I need to do some matrix multiplication. I have 8 Java threads. The first 4 threads each get one GPU to use, the last four threads use the Intel MKL to do the matrix multiplication.
For the Cuda calls, the host code fires off a matrix multiplication request, then calls cudaDeviceSynchronize (). When this returns it calls code to check if the multiplication results have converged, and makes another call to cudaDeviceSynchronize (0 while it waits for an answer.
Before I run my program, I call
export MKL_NUM_THREADS=
with a value ranging from 4 to 16
The bigger the number I assign to MKL_NUM_THREADS, the longer the Cuda code takes to run. (Yes, the MKL code goes faster. But the speedup in the MKL code is far and away overwhelmed by the slowdown in the Cuda code.)

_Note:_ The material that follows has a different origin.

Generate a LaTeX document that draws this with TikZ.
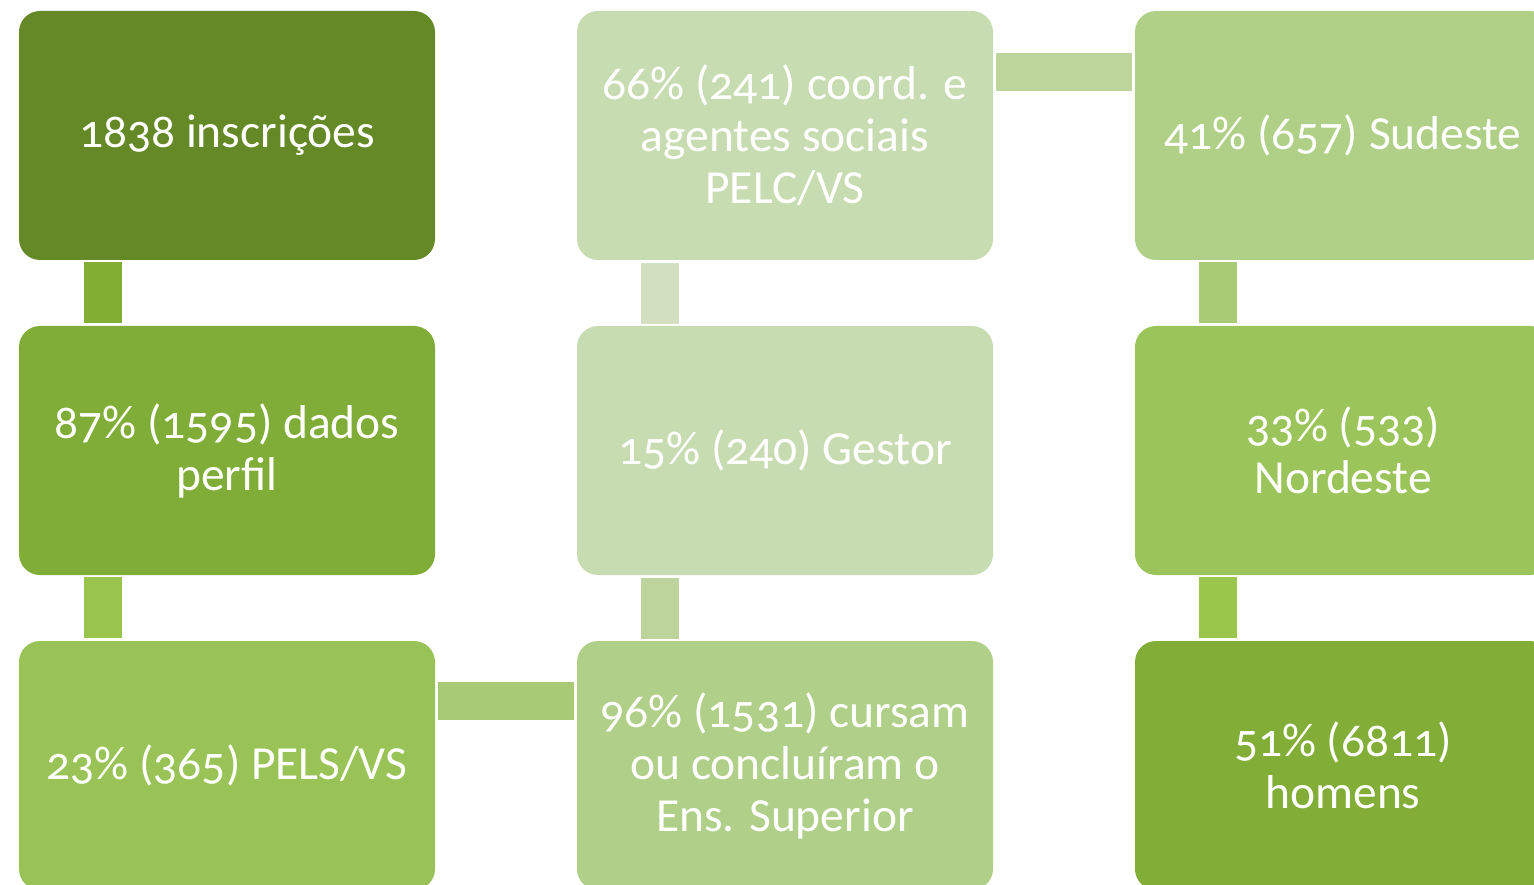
\documentclass[tikz,border=0pt]{standalone}
\usepackage{fontspec}
\setmainfont{Carlito}[Numbers=OldStyle]
\definecolor{cA}{HTML}{648926}
\definecolor{bA}{HTML}{82AE33}
\definecolor{cB}{HTML}{80AD37}
\definecolor{bB}{HTML}{99C54F}
\definecolor{cC}{HTML}{99C356}
\definecolor{hbar}{HTML}{A8CA77}
\definecolor{cD}{HTML}{C8DCB2}
\definecolor{bD}{HTML}{D2DFC0}
\definecolor{bE}{HTML}{BDD59C}
\definecolor{cF}{HTML}{B0CF88}
\definecolor{tbar}{HTML}{BDD49B}
\definecolor{cG}{HTML}{B0CF87}
\definecolor{bG}{HTML}{A9CB76}
\definecolor{cH}{HTML}{9BC45A}
\definecolor{bH}{HTML}{9AC64B}
\definecolor{cI}{HTML}{82AD37}
\begin{document}
\begin{tikzpicture}[x=1pt,y=-1pt,
  box/.style={rectangle, rounded corners=21pt, minimum width=416pt, minimum height=249pt,
    inner sep=0pt, text=white, align=center, font=\fontsize{47.5}{52}\selectfont},
  vbar/.style={line width=38pt, shorten >=3pt, shorten <=2pt},
  hbarst/.style={line width=38pt, shorten >=3pt, shorten <=3pt}]
\useasboundingbox (0,0) rectangle (1534,885);
\clip (0,0) rectangle (1534,885);
\node[box, fill=cA] (a1) at (227,135.5) {1838 inscrições};
\node[box, fill=cB] (a2) at (227,450.5) {87\% (1595) dados\\perfil};
\node[box, fill=cC] (a3) at (227,765.5) {23\% (365) PELS/VS};
\node[box, fill=cD] (b1) at (785,135.5) {66\% (241) coord. e\\agentes sociais\\PELC/VS};
\node[box, fill=cD] (b2) at (785,450.5) {15\% (240) Gestor};
\node[box, fill=cF] (b3) at (785,765.5) {96\% (1531) cursam\\ou concluíram o\\Ens. Superior};
\node[box, fill=cG] (c1) at (1343,135.5) {41\% (657) Sudeste};
\node[box, fill=cH] (c2) at (1343,450.5) {33\% (533)\\Nordeste};
\node[box, fill=cI] (c3) at (1343,765.5) {51\% (6811)\\homens};
\draw[vbar, draw=bA] ([xshift=-124pt]a1.south) -- ([xshift=-124pt]a2.north);
\draw[vbar, draw=bB] ([xshift=-124pt]a2.south) -- ([xshift=-124pt]a3.north);
\draw[hbarst, draw=hbar] ([yshift=65pt]a3.east) -- ([yshift=65pt]b3.west);
\draw[vbar, draw=bE] ([xshift=-125pt]b3.north) -- ([xshift=-125pt]b2.south);
\draw[vbar, draw=bD] ([xshift=-125pt]b2.north) -- ([xshift=-125pt]b1.south);
\draw[hbarst, draw=tbar] ([yshift=63.5pt]b1.east) -- ([yshift=63.5pt]c1.west);
\draw[vbar, draw=bG] ([xshift=-125pt]c1.south) -- ([xshift=-125pt]c2.north);
\draw[vbar, draw=bH] ([xshift=-125pt]c2.south) -- ([xshift=-125pt]c3.north);
\end{tikzpicture}
\end{document}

Is there any way I can keep the MKL code from grabbing CPU cycles from the cores that are running the Host Cuda code? Is there a better routine to call than cudaDeviceSynchronize? (I’m assuming that the slowdown comes from MKL usage of the Core meaning that cudaDeviceSynchronize doesn’t return just as soon as the Cuda code on the GPU is done.)
Any thoughts or suggestions greatly appreciated.